**GIVEN MATERIAL**
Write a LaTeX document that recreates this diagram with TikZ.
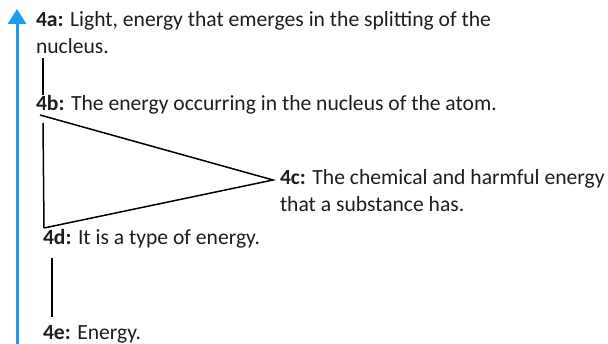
\documentclass[tikz,border=0pt]{standalone}
\usepackage{fontspec}
\setmainfont{Carlito}
\usetikzlibrary{arrows.meta}
\definecolor{skyblue}{RGB}{28,156,240}
\definecolor{txt}{RGB}{30,30,30}
\begin{document}
\begin{tikzpicture}[x=1pt,y=-1pt,
  lbl/.style={anchor=base west,inner sep=0pt,outer sep=0pt,align=left,text=txt,
    font=\fontsize{21.6}{27}\selectfont},
  conn/.style={line width=1.5pt,black},
  axis/.style={line width=3pt,skyblue,-{Triangle[length=15pt,width=18pt]}}]
\useasboundingbox (0,0) rectangle (608,344);
\fill[white] (0,0) rectangle (608,344);
\coordinate (bot) at (17,344);
\coordinate (top) at (17,9);
\draw[axis] (bot) -- (top);
\node[lbl] (a) at (36,54) {\textbf{4a:} Light, energy that emerges in the splitting of the\\nucleus.};
\node[lbl] (b) at (36,111) {\textbf{4b:} The energy occurring in the nucleus of the atom.};
\node[lbl] (c) at (280,212) {\textbf{4c:} The chemical and harmful energy\\that a substance has.};
\node[lbl] (d) at (43,245) {\textbf{4d:} It is a type of energy.};
\node[lbl] (e) at (43,340) {\textbf{4e:} Energy.};
\coordinate (ab1) at (43,58);
\coordinate (ab2) at (43,95);
\coordinate (tl) at (40,115);
\coordinate (tv) at (43,123);
\coordinate (tip) at (273,180);
\coordinate (bl) at (44,228);
\coordinate (de1) at (52,258);
\coordinate (de2) at (52,317);
\draw[conn] (ab1) -- (ab2);
\draw[conn] (tl) -- (tip) -- (bl);
\draw[conn] (tv) -- (bl);
\draw[conn] (de1) -- (de2);
\end{tikzpicture}
\end{document}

**WHAT TO DO**
Omit each picture, then return all of the listing exactly as it stands.

**OUTPUT FOR THIS TASK**
Write a LaTeX document that recreates this diagram with TikZ.
\documentclass[tikz,border=0pt]{standalone}
\usepackage{fontspec}
\setmainfont{Carlito}
\usetikzlibrary{arrows.meta}
\definecolor{skyblue}{RGB}{28,156,240}
\definecolor{txt}{RGB}{30,30,30}
\begin{document}
\begin{tikzpicture}[x=1pt,y=-1pt,
  lbl/.style={anchor=base west,inner sep=0pt,outer sep=0pt,align=left,text=txt,
    font=\fontsize{21.6}{27}\selectfont},
  conn/.style={line width=1.5pt,black},
  axis/.style={line width=3pt,skyblue,-{Triangle[length=15pt,width=18pt]}}]
\useasboundingbox (0,0) rectangle (608,344);
\fill[white] (0,0) rectangle (608,344);
\coordinate (bot) at (17,344);
\coordinate (top) at (17,9);
\draw[axis] (bot) -- (top);
\node[lbl] (a) at (36,54) {\textbf{4a:} Light, energy that emerges in the splitting of the\\nucleus.};
\node[lbl] (b) at (36,111) {\textbf{4b:} The energy occurring in the nucleus of the atom.};
\node[lbl] (c) at (280,212) {\textbf{4c:} The chemical and harmful energy\\that a substance has.};
\node[lbl] (d) at (43,245) {\textbf{4d:} It is a type of energy.};
\node[lbl] (e) at (43,340) {\textbf{4e:} Energy.};
\coordinate (ab1) at (43,58);
\coordinate (ab2) at (43,95);
\coordinate (tl) at (40,115);
\coordinate (tv) at (43,123);
\coordinate (tip) at (273,180);
\coordinate (bl) at (44,228);
\coordinate (de1) at (52,258);
\coordinate (de2) at (52,317);
\draw[conn] (ab1) -- (ab2);
\draw[conn] (tl) -- (tip) -- (bl);
\draw[conn] (tv) -- (bl);
\draw[conn] (de1) -- (de2);
\end{tikzpicture}
\end{document}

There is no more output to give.